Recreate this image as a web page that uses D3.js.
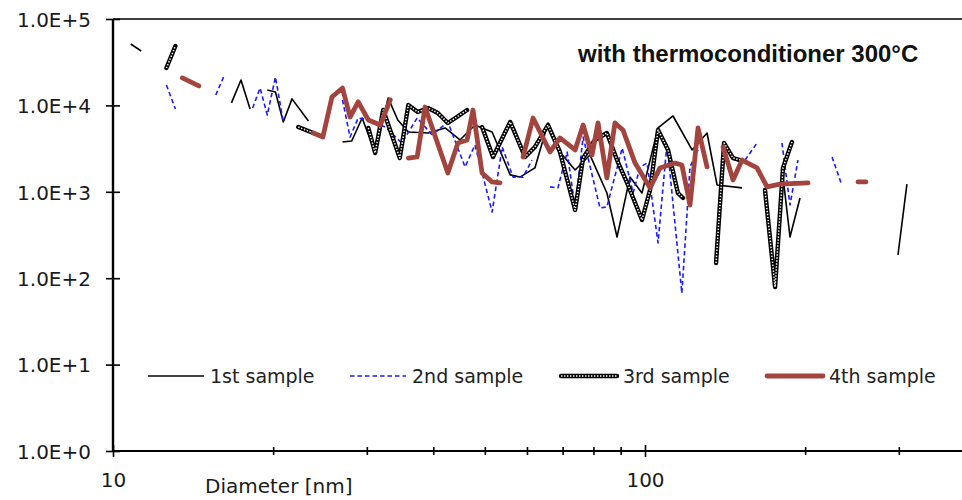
* * *
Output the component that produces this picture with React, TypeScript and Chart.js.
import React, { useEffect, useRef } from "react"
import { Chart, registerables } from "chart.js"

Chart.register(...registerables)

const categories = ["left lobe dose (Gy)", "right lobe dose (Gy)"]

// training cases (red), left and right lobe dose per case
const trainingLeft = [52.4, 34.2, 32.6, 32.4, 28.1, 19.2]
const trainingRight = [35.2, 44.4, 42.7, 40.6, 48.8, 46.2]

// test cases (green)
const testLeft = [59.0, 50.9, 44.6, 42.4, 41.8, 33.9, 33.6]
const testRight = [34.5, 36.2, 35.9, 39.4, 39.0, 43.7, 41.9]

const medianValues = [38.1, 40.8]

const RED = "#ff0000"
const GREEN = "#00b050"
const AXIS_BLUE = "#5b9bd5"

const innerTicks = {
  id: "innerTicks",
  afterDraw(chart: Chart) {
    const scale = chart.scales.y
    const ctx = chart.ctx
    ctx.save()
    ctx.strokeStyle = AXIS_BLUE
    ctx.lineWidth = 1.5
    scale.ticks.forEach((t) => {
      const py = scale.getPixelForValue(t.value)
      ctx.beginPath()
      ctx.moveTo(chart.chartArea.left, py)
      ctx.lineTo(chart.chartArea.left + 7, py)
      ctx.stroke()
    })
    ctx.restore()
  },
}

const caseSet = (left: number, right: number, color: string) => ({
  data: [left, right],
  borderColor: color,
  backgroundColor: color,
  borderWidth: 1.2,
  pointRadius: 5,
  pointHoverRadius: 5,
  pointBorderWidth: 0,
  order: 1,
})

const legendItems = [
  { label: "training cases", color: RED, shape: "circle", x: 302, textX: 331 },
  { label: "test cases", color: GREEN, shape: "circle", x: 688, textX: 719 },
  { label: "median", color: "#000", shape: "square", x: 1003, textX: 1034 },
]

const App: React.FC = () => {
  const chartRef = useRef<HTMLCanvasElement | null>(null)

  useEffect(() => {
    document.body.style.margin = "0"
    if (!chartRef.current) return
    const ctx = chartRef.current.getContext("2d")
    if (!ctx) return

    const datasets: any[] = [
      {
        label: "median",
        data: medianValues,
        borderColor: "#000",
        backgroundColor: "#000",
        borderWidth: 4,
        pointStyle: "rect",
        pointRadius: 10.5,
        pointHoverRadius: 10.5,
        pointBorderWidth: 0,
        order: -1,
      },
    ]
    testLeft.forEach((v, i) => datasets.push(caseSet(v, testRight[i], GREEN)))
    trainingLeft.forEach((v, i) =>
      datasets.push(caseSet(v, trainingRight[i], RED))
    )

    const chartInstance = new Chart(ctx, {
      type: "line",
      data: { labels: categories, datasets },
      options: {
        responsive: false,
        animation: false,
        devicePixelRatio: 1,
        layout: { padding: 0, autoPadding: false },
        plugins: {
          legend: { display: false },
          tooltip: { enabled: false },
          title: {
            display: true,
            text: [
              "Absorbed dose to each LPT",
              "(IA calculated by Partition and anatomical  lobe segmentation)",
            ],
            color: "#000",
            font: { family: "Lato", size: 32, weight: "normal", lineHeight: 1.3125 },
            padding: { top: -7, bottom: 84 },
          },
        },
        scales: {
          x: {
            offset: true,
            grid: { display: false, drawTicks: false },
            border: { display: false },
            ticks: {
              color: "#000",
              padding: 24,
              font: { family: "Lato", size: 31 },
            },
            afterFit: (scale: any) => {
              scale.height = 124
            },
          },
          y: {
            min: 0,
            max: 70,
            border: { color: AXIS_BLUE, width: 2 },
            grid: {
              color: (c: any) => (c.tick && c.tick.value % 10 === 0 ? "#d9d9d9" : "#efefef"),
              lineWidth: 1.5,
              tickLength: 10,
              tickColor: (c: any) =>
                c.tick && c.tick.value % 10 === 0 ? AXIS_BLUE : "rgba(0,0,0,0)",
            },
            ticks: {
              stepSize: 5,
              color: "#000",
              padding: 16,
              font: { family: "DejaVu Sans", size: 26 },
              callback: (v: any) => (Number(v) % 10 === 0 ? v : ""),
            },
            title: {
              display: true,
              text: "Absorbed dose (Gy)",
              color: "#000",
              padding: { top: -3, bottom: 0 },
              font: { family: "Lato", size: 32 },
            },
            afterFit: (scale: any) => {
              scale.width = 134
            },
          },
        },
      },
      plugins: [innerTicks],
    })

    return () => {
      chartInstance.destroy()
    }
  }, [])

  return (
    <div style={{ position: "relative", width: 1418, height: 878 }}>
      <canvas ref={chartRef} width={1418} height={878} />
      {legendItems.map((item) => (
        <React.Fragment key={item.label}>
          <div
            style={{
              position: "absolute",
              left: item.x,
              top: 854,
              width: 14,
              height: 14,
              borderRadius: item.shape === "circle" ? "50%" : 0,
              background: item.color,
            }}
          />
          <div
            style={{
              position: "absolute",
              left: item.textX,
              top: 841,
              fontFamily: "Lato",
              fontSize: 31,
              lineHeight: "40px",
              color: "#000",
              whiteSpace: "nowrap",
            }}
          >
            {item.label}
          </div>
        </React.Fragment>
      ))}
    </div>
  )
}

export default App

** TASK STATEMENT **
In the lines above, find each one with "this" and list it.

** COMPLETED TASK **
Recreate this image as a web page that uses D3.js.
Output the component that produces this picture with React, TypeScript and Chart.js.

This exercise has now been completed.